Quais os caminhos para coibir ou ao menos diminuir o número de episódios violentos e mortes relacionadas ao futebol?
Precisamos de várias coisas. Uma delas é uma polícia bem preparada e que dialogue com os torcedores. A polícia não ouve nada dos torcedores, só diz o que tem que ser feito. Na maioria das praças, o torcedor é extremamente desrespeitado. É fundamental uma polícia preparada especificamente para esses eventos. E a condição é estadual, mas a discussão tem que ser nacionalizada. O Ministério do Esporte, por meio da Secretaria Nacional de Futebol e Defesa dos Direitos do Torcedor está tentando fazer isso. Vejo que estão chamando a Anatorg para o diálogo. Existe gente comprometida lá dentro.
A segunda coisa é um pacto nacional para parar de perseguir as torcidas organizadas e dar a elas um protagonismo positivo. Tem de falar da história deles para que eles mesmos tenham uma outra visão da sociedade e entendam que possam ser reconhecidos pelo bem feito também, não só pelo mal feito.
É preciso um projeto nacional de educação para torcer. Insisto nisso há muito tempo. Vejo como fundamental ter isso no currículo dos alunos porque quando você joga esse pessoal na marginalidade, só reforça a violência. Há inúmeras torcidas, coletivos, movimentos organizados para torcer que não têm como pauta a violência. Inclusive encabeçam movimentos muito interessantes, como a inclusão no futebol, o combate à homofobia. Mas é preciso um pacto nacional porque se o assunto continuar sendo tratado em âmbito estadual é ruim porque são políticas diferentes. São necessárias diretrizes para engatar ações a curto, médio e longo prazo, num processo de consciência.
Existe um modelo de segurança implantado em algum país que possa servir de exemplo ao Brasil?
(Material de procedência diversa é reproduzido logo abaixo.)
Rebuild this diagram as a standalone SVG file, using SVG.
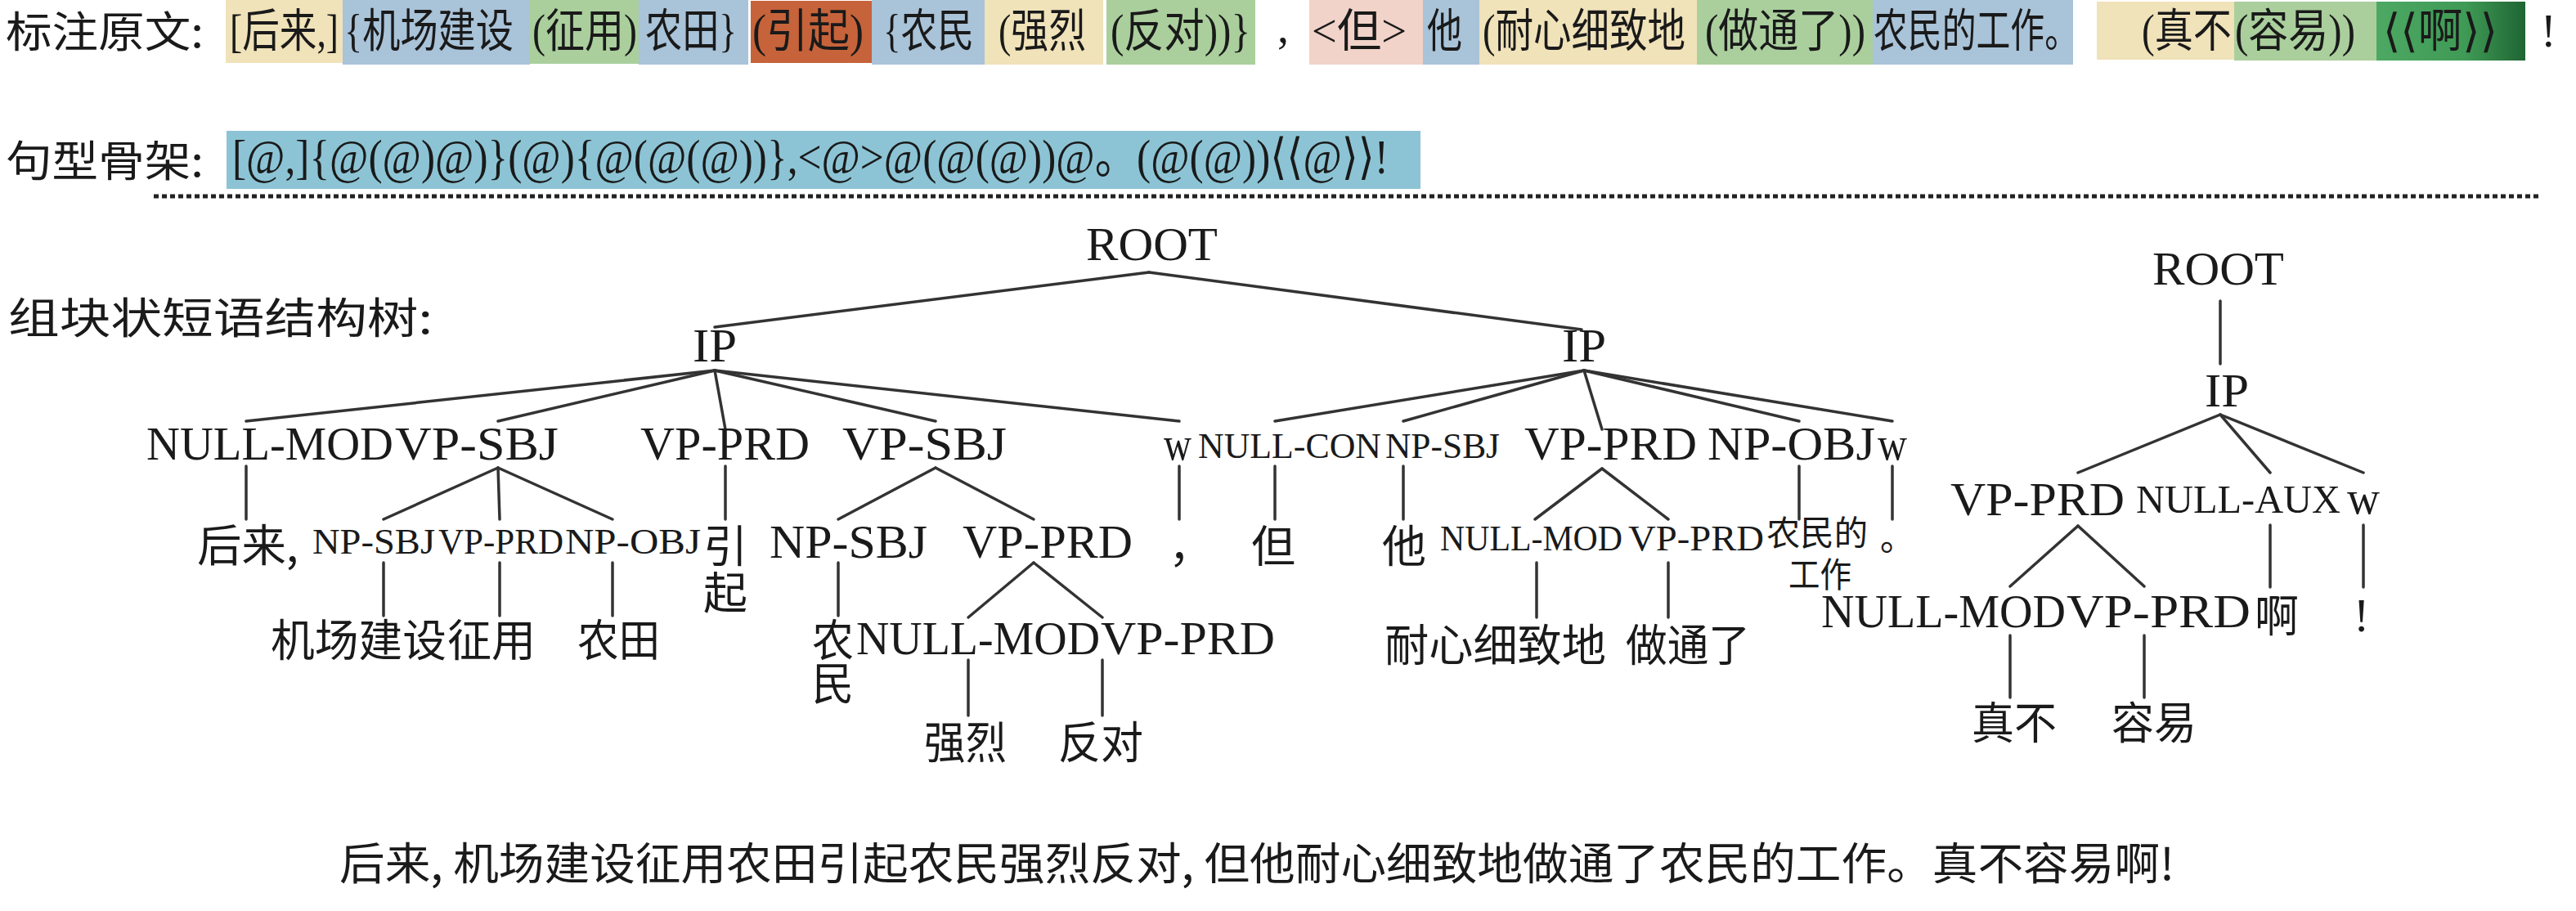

A Alemanha é um grande exemplo. O meu colega, Felipe Lopes, viajou pra lá, e viu em detalhes o que tem lá. Os alemães têm duas coisas muito importantes lá: uma polícia específica para eventos esportivos e um diálogo proximidade das torcidas organizadas, os chamados ultras. Não é habitual ver casos de violência na Alemanha e os estádios estão sempre cheios.
O delegado César Saad, que investiga o caso, diz que está cada vez mais difícil não defender a torcida única em clássicos também nacionais. Essa medida, implementada em clássicos em São Paulo, tem efetividade, na sua opinião?
A torcida única não adiantou nada porque os torcedores brigam fora do controle da polícia, em outras praças, longe dos estádios. Essas questões rasas e espetaculosas têm que ser minimizadas. Querem tirar organizada do estádio, não deixam entrar com camisa, bandeira. O futebol está morrendo e os conflitos vão continuar existindo. A torcida organizada é um bem cultural.
A Polícia Civil de São Paulo e a PM dizem hoje que tem capacidade de investigar e, em alguns casos, prevenir emboscadas e brigas. As forças de segurança estão preparadas, na sua opinião?
A polícia é despreparada. Precisa se preparar. Vejo que existe um ódio desse grupo em relação aos torcedores, principalmente pobres e pretos. Tem que haver um grupo treinado pra trabalhar nos estádios. Existem alguns poucos batalhões em alguns lugares, mas o diálogo é pífio. Entra um comandante, depois ele sai e os caras desaprendem. Eu vejo a necessidade de a discussão ser nacionalizada para que possamos ter a curto, médio e longo prazo ações para combater a violência. Não é retirando, prendendo meia dúzia, que vai resolver.
Qual a responsabilidade e o papel dos clubes nesses casos de violência?
Eles se eximem de responsabilidade. Infelizmente, nosso futebol ainda é comandado pelas elites, que têm pouco compromisso com as camadas populares. Mas está todo mundo perdendo com isso. Os clubes poderiam auxiliar bastante na relação com as torcidas. Trazer as torcidas para o diálogo, dar a esses torcedores protagonismo positivo, mostrar o trabalho que fazem pelo clube. A CBF até que mudou o padrão, mas poderia patrocinar um trabalho de educação nas escolas, debater o tema, estabelecer materiais didáticos. As pessoas só pensam na punição. O cara que briga e mata tem que ser punido exemplarmente, mas não é só isso.
A inércia dos jogadores atrapalha nesse processo?
O jogador hoje é uma empresa, uma empresa administrada por vários atores, desde o cara que escreve o texto na rede social até o que cuida da imagem dele. Infelizmente, eles têm um nível sociocultural muito baixo. São poucos os que se posicionam. Antigamente tínhamos Afonsinho, Sócrates, Reinaldo. De uma maneira geral, os caras reforçam todos os problemas no futebol, reforçam a sociedade do consumo. A base dos clubes deveria se preocupar com a formação do jogador. Vamos continuar tendo inúmeros casos senão tratarmos o problema na raiz.